=== Objective ===
Exclude pictures. Extract exactly the lines from the one that contains "Recreate this image as a Python script that uses matplotlib." down to the one that contains "plt.rcParams['font.family'] = ['Liberation", both included.

start Dataset content

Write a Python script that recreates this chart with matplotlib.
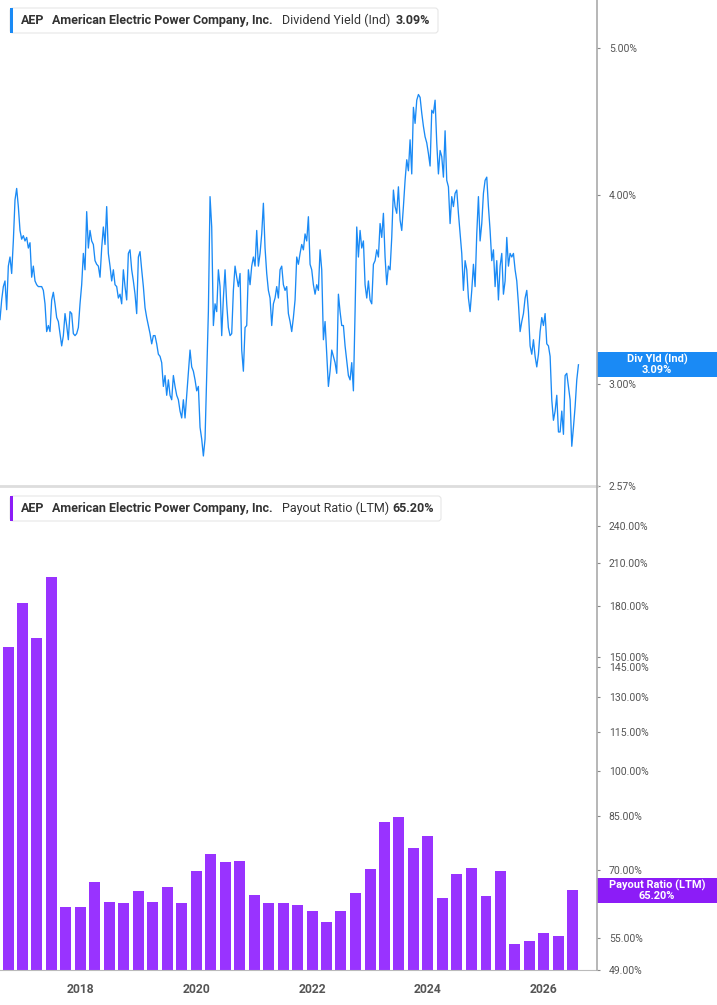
import matplotlib
matplotlib.use('Agg')
import matplotlib.pyplot as plt
from matplotlib import font_manager
from matplotlib.patches import FancyBboxPatch, Rectangle
from matplotlib.lines import Line2D
from matplotlib.ticker import NullLocator
from matplotlib.transforms import IdentityTransform
import numpy as np
import pandas as pd

# dividend yield (%) at roughly 10-day steps
div_yield = [
    3.31, 3.41, 3.48, 3.51, 3.36, 3.59, 3.64, 3.55, 3.73, 3.97,
    4.04, 3.93, 3.79, 3.74, 3.76, 3.73, 3.75, 3.69, 3.72, 3.53,
    3.59, 3.51, 3.49, 3.48, 3.48, 3.48, 3.46, 3.39, 3.25, 3.28,
    3.25, 3.41, 3.45, 3.39, 3.32, 3.30, 3.24, 3.18, 3.23, 3.34,
    3.28, 3.21, 3.35, 3.34, 3.24, 3.23, 3.24, 3.27, 3.39, 3.49,
    3.66, 3.57, 3.90, 3.69, 3.79, 3.73, 3.71, 3.62, 3.60, 3.59,
    3.53, 3.69, 3.81, 3.71, 3.93, 3.66, 3.59, 3.51, 3.57, 3.49,
    3.48, 3.42, 3.44, 3.39, 3.57, 3.48, 3.41, 3.66, 3.68, 3.57,
    3.51, 3.44, 3.34, 3.64, 3.67, 3.57, 3.48, 3.37, 3.32, 3.28,
    3.24, 3.19, 3.23, 3.23, 3.19, 3.14, 3.13, 3.10, 2.99, 3.04,
    2.95, 3.02, 2.95, 2.93, 3.04, 2.99, 2.95, 2.93, 2.88, 2.85,
    2.93, 2.85, 2.95, 3.06, 3.16, 3.08, 3.06, 3.02, 2.97, 2.99,
    2.81,
    2.76, 2.69, 2.76, 3.04, 3.35, 3.99, 3.81, 3.28, 3.39, 3.35,
    3.57, 3.48, 3.23, 3.42, 3.57, 3.39, 3.27, 3.23, 3.24, 3.46,
    3.59, 3.53, 3.48, 3.55, 3.16, 3.06, 3.27, 3.28, 3.57, 3.49,
    3.59, 3.64, 3.59, 3.79, 3.59, 3.66, 3.77, 3.95, 3.69, 3.55,
    3.46, 3.42, 3.28, 3.39, 3.42, 3.48, 3.42, 3.57, 3.59, 3.49,
    3.46, 3.48, 3.34, 3.30, 3.25, 3.32, 3.41, 3.64, 3.60, 3.66,
    3.71, 3.68, 3.77, 3.73, 3.87, 3.60, 3.57, 3.49, 3.44, 3.49,
    3.46, 3.68, 3.57, 3.21, 3.30, 3.14, 2.99, 3.06, 3.16, 3.13,
    3.10, 3.05, 3.44, 3.35, 3.28, 3.28, 3.18, 3.11, 3.04, 3.02,
    3.10, 2.97, 3.35, 3.81, 3.64, 3.79, 3.69, 3.73, 3.49, 3.42,
    3.51, 3.41, 3.39, 3.60, 3.62, 3.68, 3.64, 3.83, 3.75, 3.89,
    3.64, 3.49, 3.59, 3.57,
    3.75, 4.03, 3.93, 3.89, 4.05, 3.85, 3.79, 3.93, 4.09, 4.22,
    4.15, 4.35, 4.13, 4.57, 4.46, 4.62, 4.66, 4.64, 4.53, 4.44,
    4.37, 4.33, 4.26, 4.18, 4.55, 4.53, 4.62, 4.33, 4.13, 4.28,
    4.24, 4.11, 4.41, 4.09, 4.05, 3.83, 3.99, 3.93, 4.01, 4.03,
    3.89, 3.77, 3.66, 3.46, 3.62, 3.57, 3.42, 3.35, 3.46, 3.60,
    3.48, 3.77, 3.99, 3.73, 3.83, 4.01, 4.09, 4.11, 3.93, 3.79,
    3.62, 3.68, 3.48, 3.62, 3.41, 3.59, 3.66, 3.44, 3.51, 3.75,
    3.59, 3.66, 3.64, 3.66, 3.57, 3.51, 3.39, 3.25, 3.30, 3.34,
    3.42, 3.46, 3.35, 3.18, 3.14, 3.21, 3.13, 3.08, 3.14, 3.25,
    3.32, 3.28, 3.34, 3.19, 3.18, 3.13, 2.93, 2.84, 2.88, 2.95,
    2.79, 2.79, 2.88, 2.78, 3.04, 3.05, 2.99, 2.93, 2.73, 2.81,
    2.90, 3.02, 3.09,
]

# quarterly payout ratio (LTM, %)
payout_ratio = [
    155.5, 182.3, 161.0, 199.8, 61.5, 61.4, 67.1, 62.4, 62.3, 64.9,
    62.4, 65.9, 62.2, 69.8, 74.2, 72.1, 72.4, 64.1, 62.3, 62.3,
    61.9, 60.5, 58.2, 60.6, 64.6, 70.4, 83.3, 84.8, 75.8, 79.2,
    63.4, 69.2, 70.6, 63.9, 69.8, 53.7, 54.3, 55.9, 55.3, 65.2,
]

yield_ticks = [2.57, 3.00, 4.00, 5.00]
payout_ticks = [49, 55, 70, 85, 100, 115, 130, 145, 150, 180, 210, 240]
year_ticks = [2018, 2020, 2022, 2024, 2026]

yield_dates = pd.date_range('2016-08-11', '2026-08-07', periods=len(div_yield))
payout_dates = pd.date_range('2016-10-01', periods=len(payout_ratio), freq='QS')

blue = '#1a8af5'
purple = '#9933ff'
purple_dark = '#8c1cf7'
grey_txt = '#555555'

names = {f.name for f in font_manager.fontManager.ttflist}
narrow = 'Liberation Sans Narrow' if 'Liberation Sans Narrow' in names else 'Roboto'
plt.rcParams['font.family'] = ['Roboto', 'DejaVu Sans']

W, H = 717, 1005
fig = plt.figure(figsize=(W / 100, H / 100), dpi=100)


def rect(l, t, r, b):
    return [l / W, 1 - b / H, (r - l) / W, (b - t) / H]


ax1 = fig.add_axes(rect(0, 0, 597, 486))
ax2 = fig.add_axes(rect(0, 490, 597, 970))

xmin, xmax = pd.Timestamp('2016-08-11'), pd.Timestamp('2026-12-02')

# top: dividend yield line
ax1.plot(yield_dates, div_yield, color=blue, lw=0.95)
ax1.set_yscale('log')
ax1.set_ylim(2.57, 5.38)
ax1.set_xlim(xmin, xmax)

# bottom: payout ratio bars
ax2.bar(payout_dates, np.array(payout_ratio) - 49, bottom=49, width=69,
        color=purple, linewidth=0)
ax2.set_yscale('log')
ax2.set_ylim(49, 273)
ax2.set_xlim(xmin, xmax)

for ax, ticks in ((ax1, yield_ticks), (ax2, payout_ticks)):
    ax.yaxis.tick_right()
    ax.yaxis.set_minor_locator(NullLocator())
    ax.set_yticks(ticks)
    ax.set_yticklabels([f'{t:.2f}%' for t in ticks])
    ax.tick_params(axis='y', length=2.5, width=0.8, color='#888888',
                   labelsize=7.5, labelcolor=grey_txt, pad=6)
    for s in ('left', 'top', 'right'):
        ax.spines[s].set_visible(False)
    ax.set_facecolor('none')

ax1.spines['bottom'].set_color('#dddddd')
ax1.spines['bottom'].set_linewidth(2)
ax1.set_xticks([])
ax2.spines['bottom'].set_color('#bbbbbb')
ax2.set_xticks([pd.Timestamp(f'{y}-01-01') for y in year_ticks])
ax2.set_xticklabels([str(y) for y in year_ticks], fontweight='bold')
ax2.tick_params(axis='x', length=0, pad=9, labelsize=8.7, labelcolor=grey_txt)

# vertical axis line across both panels
fig.add_artist(Line2D([597, 597], [H - 970, H], transform=IdentityTransform(),
                      color='#aaaaaa', lw=1.2))

# value boxes on the right
for ax, val, colour, label in ((ax1, div_yield[-1], blue, 'Div Yld (Ind)'),
                               (ax2, payout_ratio[-1], purple_dark, 'Payout Ratio (LTM)')):
    yc = ax.transData.transform((0, val))[1]
    fig.add_artist(Rectangle((597, yc - 12.5), 120, 25, transform=IdentityTransform(),
                             facecolor=colour, edgecolor='none'))
    fig.text(657, yc, f'{label}\n{val:.2f}%', transform=IdentityTransform(),
             ha='center', va='center', color='white', fontsize=7.9,
             fontweight='bold', linespacing=1.0)


# header boxes
def header(top, width, colour, metric, value):
    fig.add_artist(FancyBboxPatch((10, H - top - 25), width, 25,
                                  boxstyle='round,pad=0,rounding_size=3',
                                  transform=IdentityTransform(),
                                  facecolor='white', edgecolor='#e6e6e6', lw=0.8))
    fig.add_artist(Rectangle((10, H - top - 25), 3, 25, transform=IdentityTransform(),
                             facecolor=colour, edgecolor='none'))
    yc = H - top - 12.5
    kw = dict(transform=IdentityTransform(), va='center', ha='left',
              fontsize=9, color='#333333', family=narrow)
    fig.text(20.6, yc, 'AEP', fontweight='bold', **kw)
    fig.text(51.7, yc, 'American Electric Power Company, Inc.', fontweight='bold', **kw)
    fig.text(281.7, yc, metric, **kw)
    fig.text(value[0], yc, value[1], fontweight='bold', **kw)


header(8, 428, blue, 'Dividend Yield (Ind)', (396, f'{div_yield[-1]:.2f}%'))
header(496, 431, purple_dark, 'Payout Ratio (LTM)', (392.3, f'{payout_ratio[-1]:.2f}%'))

fig.savefig('out.png', dpi=100, facecolor='white')
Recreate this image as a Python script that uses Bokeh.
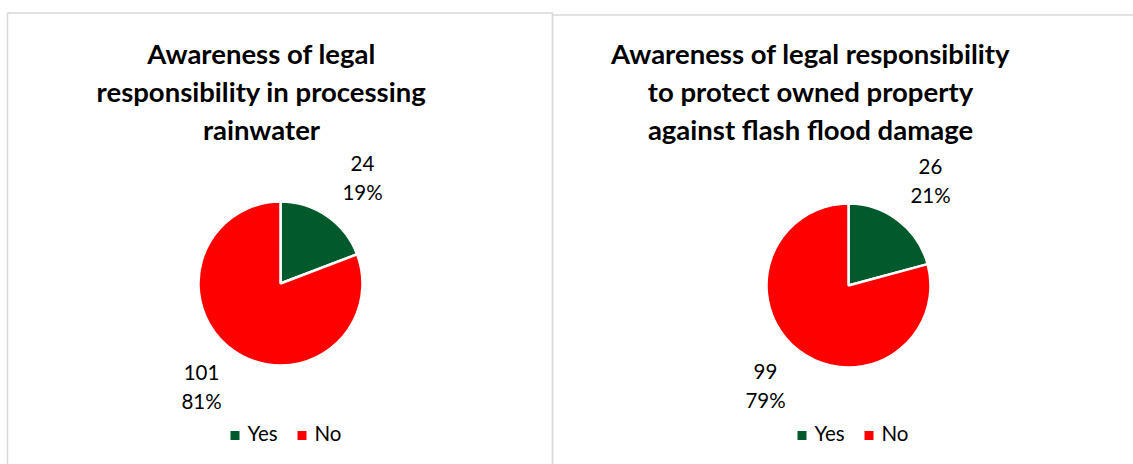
import math
from bokeh.plotting import figure
from bokeh.models import Range1d, ColumnDataSource
from bokeh.core.properties import value
from bokeh.embed import file_html
from bokeh.resources import INLINE

# ---- data ----
categories = ["Yes", "No"]
colors = ["#005A2B", "#FF0000"]
chart1_title = ["Awareness of legal", "responsibility in processing", "rainwater"]
chart1_values = [24, 101]
chart2_title = ["Awareness of legal responsibility", "to protect owned property", "against flash flood damage"]
chart2_values = [26, 99]

W, H = 1133, 464
p = figure(width=W, height=H, output_backend="svg", toolbar_location=None,
           x_range=Range1d(0, W), y_range=Range1d(0, H), min_border=0,
           background_fill_color="white", border_fill_color="white")
p.axis.visible = False
p.grid.visible = False
p.outline_line_color = None

TEXT_SHIFT = 10  # compensates for baseline placement

def Y(ypx):
    return H - ypx

def YT(ypx):
    return H - ypx + TEXT_SHIFT

# panel borders
p.quad(left=[7], right=[552], top=[Y(12.5)], bottom=[Y(470)], fill_color=None,
       line_color="#D9D9D9", line_width=1.5)
p.quad(left=[552], right=[1200], top=[Y(14.5)], bottom=[Y(470)], fill_color=None,
       line_color="#D9D9D9", line_width=1.5)

FONT = value("Lato")

def draw_chart(vals, title_lines, cx, cy, r, title_cx, title_base, label_pos, legend_x):
    total = sum(vals)
    starts, ends = [], []
    a = math.pi / 2
    for v in vals:
        starts.append(a)
        a = a - 2 * math.pi * v / total
        ends.append(a)
    src = ColumnDataSource(dict(cat=categories, start=starts, end=ends, color=colors,
                                x=[cx] * len(vals), y=[Y(cy)] * len(vals)))
    p.wedge(x="x", y="y", radius=r, start_angle="start", end_angle="end", direction="clock",
            fill_color="color", line_color="white", line_width=2.5, source=src)
    # title
    p.text(x=[title_cx] * len(title_lines),
           y=[YT(title_base + i * 38) for i in range(len(title_lines))],
           text=title_lines, text_font=FONT, text_font_style="bold", text_font_size="27.5px",
           text_align="center", text_baseline="alphabetic", text_color="#000000")
    # data labels
    for v, (lx, ly) in zip(vals, label_pos):
        pct = f"{round(100 * v / total)}%"
        p.text(x=[lx, lx], y=[YT(ly), YT(ly + 28)], text=[str(v), pct], text_font=FONT,
               text_font_size="20.5px", text_align="center", text_baseline="alphabetic",
               text_color="#000000")
    # legend
    xs_sq = [legend_x, legend_x + 67]
    p.scatter(x=[x + 4.5 for x in xs_sq], y=[Y(435)] * 2, marker="square", size=9,
              fill_color=colors, line_color=None)
    p.text(x=[x + 17 for x in xs_sq], y=[YT(442)] * 2, text=categories, text_font=FONT,
           text_font_size="20.5px", text_align="left", text_baseline="alphabetic",
           text_color="#000000")

draw_chart(chart1_values, chart1_title, 280, 283, 82, 261, 63,
           [(362, 173), (201, 382)], 230)
draw_chart(chart2_values, chart2_title, 848, 285, 82, 810, 63,
           [(930, 176), (765, 381)], 797)

open("out.html", "w").write(file_html(p, INLINE))
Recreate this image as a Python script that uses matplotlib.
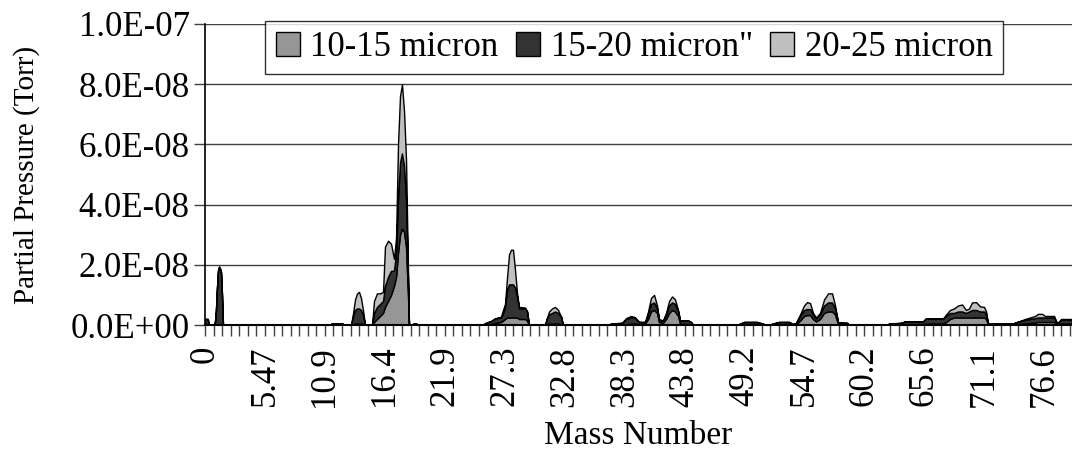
import matplotlib
matplotlib.use("Agg")
from matplotlib import pyplot as plt
from matplotlib.patches import Patch

plt.rcParams['font.family'] = ['Liberation Serif', 'DejaVu Serif']

# mass number, partial pressure in units of 1E-09 Torr for each size fraction
mass = [0.00, 0.25, 0.35, 0.80, 0.91, 1.00, 1.09, 1.19, 1.28, 1.37, 1.46, 1.55, 1.64,
        11.40, 11.59, 12.50, 12.68,
        13.32, 13.50, 13.69, 13.87, 14.05, 14.23, 14.42, 14.60,
        15.24, 15.42, 15.69, 15.97, 16.24, 16.42, 16.70, 16.97, 17.24, 17.43, 17.61,
        17.79, 17.97, 18.16, 18.34, 18.52, 18.61,
        18.90, 19.07, 19.25, 19.34,
        25.36, 25.55, 26.09, 26.46, 27.01, 27.19, 27.37, 27.55, 27.74, 27.92, 28.10,
        28.28, 28.47, 28.65, 29.20, 29.38, 29.56,
        31.02, 31.20, 31.39, 31.66, 31.93, 32.21, 32.48, 32.66,
        36.86, 37.04, 38.05, 38.41, 38.87, 39.23, 39.60, 40.15, 40.42, 40.69, 40.97,
        41.24, 41.42, 41.79, 42.06, 42.34, 42.61, 42.88, 43.16, 43.34, 44.07, 44.34, 44.53,
        48.54, 48.72, 49.18, 50.37, 51.00, 51.55, 51.73, 52.37, 53.28, 53.65, 53.92,
        54.29, 54.65, 54.93, 55.20, 55.47, 55.74, 56.11, 56.48, 56.84, 57.21, 57.48,
        57.76, 58.58, 58.76,
        62.23, 62.41, 63.50, 63.87, 65.51, 65.78, 67.34, 67.61, 67.97, 68.34, 68.70,
        69.07, 69.43, 69.71, 69.98, 70.35, 70.71, 71.08, 71.26, 71.44, 73.72, 74.09,
        74.82, 75.73, 76.00, 76.37, 76.64, 77.46, 77.74, 78.10, 79.10]

p10_15 = [0, 0, 0, 0, 0, 0, 0, 0, 0, 0, 0, 0, 0,
          0, 0, 0, 0,
          0, 0.3, 0.5, 0.5, 0.5, 0.5, 0.3, 0,
          0, 1, 2, 3, 4, 6, 8, 10, 13, 16, 24,
          30, 32, 31, 26, 10, 0,
          0, 0, 0, 0,
          0, 0, 0.3, 0.7, 1, 1.5, 2, 2.5, 2.5, 2.5, 2.5,
          2.5, 2.5, 2, 2, 1.5, 0,
          0, 0.3, 0.5, 0.5, 0.5, 0.5, 0.3, 0,
          0, 0, 0, 0.2, 0.5, 0.5, 0.3, 0.5, 2, 4.5, 5,
          4, 1, 0.7, 2, 4, 5, 4.5, 3, 0.5, 0.3, 0, 0,
          0, 0, 0.2, 0.2, 0, 0, 0, 0.2, 0.2, 0, 0.2,
          1.5, 3, 3.3, 3.3, 2, 1.2, 2, 4, 4.5, 4.5, 3.5,
          0.3, 0.2, 0,
          0, 0, 0, 0.3, 0.3, 0.5, 0.5, 1, 2, 2.5, 2.5,
          2.5, 2.5, 2.5, 2.5, 2.5, 2.5, 2.5, 2, 0.2, 0.2, 0.3,
          0.5, 0.8, 1, 1, 1, 1, 0.2, 0.5, 0.5]

p15_20 = [2, 2, 0, 0, 1, 5, 12, 18, 19, 18.5, 17.5, 10, 0,
          0, 0.6, 0.6, 0,
          0, 2.5, 4.5, 5, 5, 4.5, 3, 0,
          0, 3, 4, 4, 4, 7, 8, 8, 5, 8, 18,
          24, 25, 22, 16, 5, 0,
          0, 0.6, 0.6, 0,
          0, 0.6, 1, 1.5, 1.5, 2.5, 4, 9, 11, 11, 11,
          10, 7, 3.5, 3.5, 3, 0,
          0, 2, 3, 3.5, 4, 3.5, 2.5, 0,
          0, 0.5, 0.7, 1.8, 2, 1.8, 0.7, 0.5, 1.5, 2.5, 2.5,
          1.5, 0.8, 0.8, 1.5, 2.5, 2.5, 2.5, 1.5, 1, 1.2, 1, 0,
          0, 0.3, 0.8, 0.8, 0.3, 0, 0.4, 0.8, 0.8, 0.3, 0.5,
          1.5, 2, 2, 2, 1.5, 1, 1.5, 2.5, 3, 3, 2,
          0.5, 0.5, 0,
          0, 0.5, 0.7, 0.9, 0.9, 1.7, 1.7, 2, 2, 1.5, 2,
          2, 1.5, 2, 2.5, 2.5, 2, 2, 1.5, 0.2, 0.3, 0.7,
          1.2, 1.5, 1.5, 1.5, 1.5, 1.5, 0.3, 1.2, 1.2]

p20_25 = [0, 0, 0, 0, 0, 0, 0.5, 0.5, 0.5, 0.5, 0, 0, 0,
          0, 0, 0, 0,
          0, 1, 3.5, 5, 5.5, 4, 1.5, 0,
          0, 4, 4.5, 3.5, 3, 13, 12, 9, 4, 5, 18,
          22, 23, 18, 13, 3, 0,
          0, 0, 0, 0,
          0, 0, 0, 0, 0.3, 1, 1, 4, 10, 11.5, 11.5,
          6, 1, 0.5, 0.3, 0, 0,
          0, 0, 1, 1.5, 1.5, 1, 0, 0,
          0, 0, 0, 0.3, 0.5, 0.3, 0, 0, 1, 2, 2.5,
          1, 0, 0, 0.5, 1.5, 2, 1.5, 0.5, 0, 0, 0, 0,
          0, 0, 0, 0, 0, 0, 0, 0, 0, 0, 0,
          0.5, 1.5, 2.3, 2, 0.5, 0.3, 0.5, 2, 3, 3, 1,
          0, 0, 0,
          0, 0, 0, 0, 0, 0, 0, 0.5, 1, 1.5, 2,
          2.3, 1, 1, 2.5, 2.6, 1.7, 1.5, 1, 0, 0, 0,
          0.3, 0.7, 1.2, 1.2, 0.5, 0.5, 0, 0.3, 0.3]

labels = ["10-15 micron", "15-20 micron\"", "20-25 micron"]
colors = ["#969696", "#333333", "#c0c0c0"]

x_step = 0.78125
x_labels = ["0", "5.47", "10.9", "16.4", "21.9", "27.3", "32.8", "38.3",
            "43.8", "49.2", "54.7", "60.2", "65.6", "71.1", "76.6"]
y_labels = ["0.0E+00", "2.0E-08", "4.0E-08", "6.0E-08", "8.0E-08", "1.0E-07"]

fig = plt.figure(figsize=(10.72, 4.63), dpi=100)
ax = fig.add_axes([205 / 1072, 138 / 463, 867 / 1072, 301 / 463])

scale = 1e-9
base = [0.0] * len(mass)
for vals, col in zip([p10_15, p15_20, p20_25], colors):
    top = [b + v * scale for b, v in zip(base, vals)]
    ax.fill_between(mass, base, top, facecolor=col, edgecolor='black', linewidth=1.0)
    base = top

ax.set_xlim(0, 79.1)
ax.set_ylim(0, 1e-7)

ax.set_yticks([i * 2e-8 for i in range(6)])
ax.set_yticklabels(y_labels, fontsize=25)
ax.yaxis.grid(True, color='#404040', linewidth=1.0)
ax.set_axisbelow(True)

ax.set_xticks([i * 7 * x_step for i in range(len(x_labels))])
ax.set_xticklabels(x_labels, rotation=90, fontsize=25)
ax.set_xticks([i * x_step for i in range(102) if i % 7], minor=True)
ax.tick_params(axis='x', which='both', direction='out', length=8, width=1, color='#404040', pad=7)
ax.tick_params(axis='y', direction='out', length=8, width=1, color='#404040', pad=3)

for s in ['top', 'right']:
    ax.spines[s].set_visible(False)
ax.spines['left'].set_linewidth(1.2)
ax.spines['bottom'].set_linewidth(1.5)

ax.set_ylabel("Partial Pressure (Torr)", fontsize=21)
ax.yaxis.set_label_coords(-0.19, 0.5)
ax.set_xlabel("Mass Number", fontsize=24, labelpad=10)

handles = [Patch(facecolor=c, edgecolor='black', linewidth=1) for c in colors]
leg = ax.legend(handles, labels, loc='center', bbox_to_anchor=(0.495, 0.922), ncol=3,
                fontsize=25, frameon=True, fancybox=False, edgecolor='black',
                handlelength=0.7, handleheight=0.7, handletextpad=0.3, columnspacing=0.5,
                borderpad=0.3, borderaxespad=0)
leg.get_frame().set_linewidth(1.0)

fig.savefig("out.png", dpi=100)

end Dataset content

=== Exercise output ===
Recreate this image as a Python script that uses matplotlib.
import matplotlib
matplotlib.use("Agg")
from matplotlib import pyplot as plt
from matplotlib.patches import Patch

plt.rcParams['font.family'] = ['Liberation Serif', 'DejaVu Serif']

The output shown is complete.